Em Vauxhall, existe um mini-mercado de madeirenses bem apetrechado, ladeado por uma casa de vinhos e por um restaurante com buffet recomendável, também madeirenses. Fica em frente da sede do MI5 ou MI6.
Em Portobello, no mercado local, na parte final, onde estão os cafés portugueses (Lisboa, etc.), também decerto deverá haver alguma venda de produtos deste género.
É uma questão de procurar e perguntar. A lista Páginas Portuguesas (http://www.netpaginas.com) também pode ajudar.
Boa sorte!!

Daniel Melo disse...

Ora, aí está uma boa pergunta, Manolo, a que eu não te sei responder, sinceramente.
Num país como o Brasil, com tantas possibilidades de ensaiar associações entre empresas e representação externa portuguesa, é também para mim um mistério que não haja mais produtos tradicionais lusos a serem promovidos e apreciados.
Falta de engenho? Desconfiança dos autóctenes? Ambas as coisas?
No Nordeste, pelo menos, a tradição gastronómica portuguesa é muito valorizada, pelo menos junto de certos estratos sociais.
E a doçaria, com o bolo-rolo na dianteira, tem muita saída na rede da Casa do Frio (acho que é assim que se chama), que tem uma loja em São Paulo.

gdsantos disse...

Em Londres eu recomendo o The Wine Cellar em Kentish Town Road - tb gerido por uma família de madeirenses. Eles têm uma cave de vinhos daquelas que dá para passar o resto da vida no petisco!

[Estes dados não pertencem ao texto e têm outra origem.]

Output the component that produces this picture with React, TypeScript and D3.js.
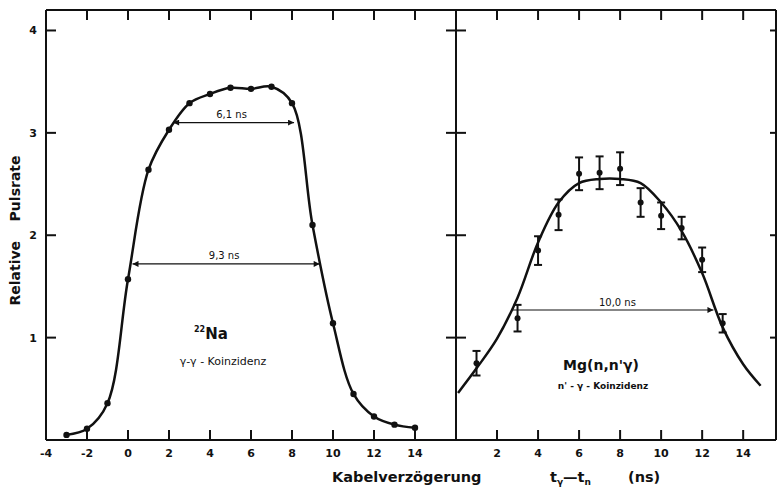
import React from "react";
import * as d3 from "d3";

// ---- data ----
const naX = [-3, -2, -1, 0, 1, 2, 3, 4, 5, 6, 7, 8, 9, 10, 11, 12, 13, 14];
const naY = [0.05, 0.11, 0.36, 1.57, 2.64, 3.03, 3.29, 3.38, 3.44, 3.43, 3.45, 3.29, 2.1, 1.14, 0.45, 0.23, 0.15, 0.12];

const mgX = [1, 3, 4, 5, 6, 7, 8, 9, 10, 11, 12, 13];
const mgY = [0.75, 1.19, 1.85, 2.2, 2.6, 2.61, 2.65, 2.32, 2.19, 2.07, 1.76, 1.14];
const mgErr = [0.12, 0.13, 0.14, 0.15, 0.16, 0.16, 0.16, 0.14, 0.13, 0.11, 0.12, 0.09];

const mgFitX = [0.1, 1, 2, 3, 4, 5, 6, 7, 8, 9, 10, 11, 12, 13, 14, 14.85];
const mgFitY = [0.46, 0.7, 0.99, 1.39, 1.93, 2.32, 2.51, 2.55, 2.55, 2.51, 2.32, 2.04, 1.63, 1.1, 0.74, 0.53];

const leftTicksX = [-4, -2, 0, 2, 4, 6, 8, 10, 12, 14];
const rightTicksX = [2, 4, 6, 8, 10, 12, 14];
const ticksY = [1, 2, 3, 4];

const naWidths = [
  { label: "6,1 ns", x1: 2.2, x2: 8.1, y: 3.1 },
  { label: "9,3 ns", x1: 0.22, x2: 9.35, y: 1.72 },
];
const mgWidths = [{ label: "10,0 ns", x1: 2.7, x2: 12.55, y: 1.27 }];

const FONT = "'DejaVu Sans', sans-serif";

export default function App() {
  const W = 777, H = 498;
  const xL = d3.scaleLinear().domain([-4, 16]).range([46, 456]);
  const xR = d3.scaleLinear().domain([0, 15.6]).range([456, 776]);
  const y = d3.scaleLinear().domain([0, 4.2]).range([440, 10]);

  const naLine = d3
    .line<number>()
    .x((_, i) => xL(naX[i]))
    .y((d) => y(d))
    .curve(d3.curveCatmullRom.alpha(0.5));
  const mgLine = d3
    .line<number>()
    .x((_, i) => xR(mgFitX[i]))
    .y((d) => y(d))
    .curve(d3.curveCatmullRom.alpha(0.5));

  const top = y(4.2), bot = y(0);
  const divX = xL(16);
  const tl = 10;

  return (
    <svg
      width={W}
      height={H}
      style={{ position: "absolute", left: 0, top: 0, background: "#fff" }}
      fontFamily={FONT}
    >
      <defs>
        <marker id="ah" viewBox="0 0 10 10" refX="10" refY="5" markerWidth="7" markerHeight="6" orient="auto-start-reverse" markerUnits="userSpaceOnUse">
          <path d="M0,0 L10,5 L0,10 z" fill="#111" />
        </marker>
      </defs>
      <rect x={0} y={0} width={W} height={H} fill="#fff" />

      {/* frame */}
      <g stroke="#111" strokeWidth={2} fill="none">
        <line x1={xL(-4)} x2={776} y1={top} y2={top} />
        <line x1={xL(-4)} x2={776} y1={bot} y2={bot} />
        <line x1={xL(-4)} x2={xL(-4)} y1={top} y2={bot} />
        <line x1={divX} x2={divX} y1={top} y2={bot} />
        <line x1={776} x2={776} y1={top} y2={bot} />
      </g>

      {/* ticks */}
      <g stroke="#111" strokeWidth={2}>
        {leftTicksX.filter((t) => t > -4).map((t) => (
          <g key={"lt" + t}>
            <line x1={xL(t)} x2={xL(t)} y1={top} y2={top + tl} />
            <line x1={xL(t)} x2={xL(t)} y1={bot} y2={bot - tl} />
          </g>
        ))}
        {rightTicksX.map((t) => (
          <g key={"rt" + t}>
            <line x1={xR(t)} x2={xR(t)} y1={top} y2={top + tl} />
            <line x1={xR(t)} x2={xR(t)} y1={bot} y2={bot - tl} />
          </g>
        ))}
        {ticksY.map((t) => (
          <g key={"yt" + t}>
            <line x1={xL(-4)} x2={xL(-4) + tl} y1={y(t)} y2={y(t)} />
            <line x1={divX - tl} x2={divX + tl} y1={y(t)} y2={y(t)} />
            <line x1={776 - 6} x2={776} y1={y(t)} y2={y(t)} />
          </g>
        ))}
      </g>

      {/* tick labels */}
      <g fontSize={11} fontWeight="bold" fill="#111" textAnchor="middle">
        {leftTicksX.map((t) => (
          <text key={"lx" + t} x={xL(t)} y={457}>{t < 0 ? "-" + Math.abs(t) : t}</text>
        ))}
        {rightTicksX.map((t) => (
          <text key={"rx" + t} x={xR(t)} y={457}>{t}</text>
        ))}
        {ticksY.map((t) => (
          <text key={"ly" + t} x={33} y={y(t)} dy="0.36em">{t}</text>
        ))}
      </g>

      {/* axis titles */}
      <text
        transform={`translate(20, ${(153 + 308) / 2}) rotate(-90)`}
        textAnchor="middle"
        fontSize={14}
        fontWeight="bold"
        fill="#111"
        xmlSpace="preserve"
      >
        {"Relative    Pulsrate"}
      </text>
      <g fontSize={14.5} fontWeight="bold" fill="#111">
        <text x={332} y={482}>Kabelverzögerung</text>
        <text x={550} y={482}>
          t<tspan fontSize={9} dy={3}>γ</tspan>
          <tspan dy={-3}>—t</tspan>
          <tspan fontSize={9} dy={3}>n</tspan>
        </text>
        <text x={628} y={482}>(ns)</text>
      </g>

      {/* Na curve and points */}
      <path d={naLine(naY) || ""} fill="none" stroke="#111" strokeWidth={2.5} />
      {naY.map((v, i) => (
        <circle key={"na" + i} cx={xL(naX[i])} cy={y(v)} r={3.2} fill="#111" />
      ))}

      {/* Mg fit, points, error bars */}
      <path d={mgLine(mgFitY) || ""} fill="none" stroke="#111" strokeWidth={2.5} />
      <g stroke="#111" strokeWidth={2}>
        {mgY.map((v, i) => {
          const cx = xR(mgX[i]);
          const y1 = y(v + mgErr[i]);
          const y2 = y(v - mgErr[i]);
          return (
            <g key={"mg" + i}>
              <line x1={cx} x2={cx} y1={y1} y2={y2} />
              <line x1={cx - 4} x2={cx + 4} y1={y1} y2={y1} />
              <line x1={cx - 4} x2={cx + 4} y1={y2} y2={y2} />
              <circle cx={cx} cy={y(v)} r={3} fill="#111" stroke="none" />
            </g>
          );
        })}
      </g>

      {/* width arrows */}
      {naWidths.map((w) => (
        <g key={w.label}>
          <line x1={xL(w.x1)} x2={xL(w.x2)} y1={y(w.y)} y2={y(w.y)} stroke="#111" strokeWidth={1.2} markerStart="url(#ah)" markerEnd="url(#ah)" />
          <text x={(xL(w.x1) + xL(w.x2)) / 2 - 2} y={y(w.y) - 5} fontSize={10} textAnchor="middle" fill="#111">{w.label}</text>
        </g>
      ))}
      {mgWidths.map((w) => (
        <g key={w.label}>
          <line x1={xR(w.x1)} x2={xR(w.x2)} y1={y(w.y)} y2={y(w.y)} stroke="#111" strokeWidth={1.2} markerEnd="url(#ah)" />
          <text x={(xR(w.x1) + xR(w.x2)) / 2 + 5} y={y(w.y) - 4} fontSize={10} textAnchor="middle" fill="#111">{w.label}</text>
        </g>
      ))}

      {/* panel labels */}
      <g fill="#111" fontWeight="bold">
        <text x={194} y={339} fontSize={15}>
          <tspan fontSize={8} dy={-7}>22</tspan>
          <tspan dy={7}>Na</tspan>
        </text>
        <text x={223} y={365} fontSize={11} textAnchor="middle" fontWeight="normal">γ-γ - Koinzidenz</text>
        <text x={601} y={370} fontSize={14} textAnchor="middle">Mg(n,n'γ)</text>
        <text x={603} y={389} fontSize={9} textAnchor="middle">n' - γ - Koinzidenz</text>
      </g>
    </svg>
  );
}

Recomendo ainda um café português (sem nome) em Pratt Street com as melhores francesinhas do lado londrino do Porto!

É certo que estes dois casos - como os que tu mencionas, daniel - estão mto para além da economia informal do tio manel, mas são em grande medida negócios geridos por portugueses e dirigidos à comunidade portuguesa.

A questão que é preciso perguntar é como fazer passar o 'pacote tuga de delícias culinárias e agrícolas' para uma comunidade de estranhos chamada mundo?

Não é só o estado não, como tu dizes, a ter voto na matéria. São tb os empresários, em particular a sua capacidade de projectar uma imagem tanto diversa quanto coerente do que é portugal.

Para quando uma tosta mista com galão no Wine Cellar?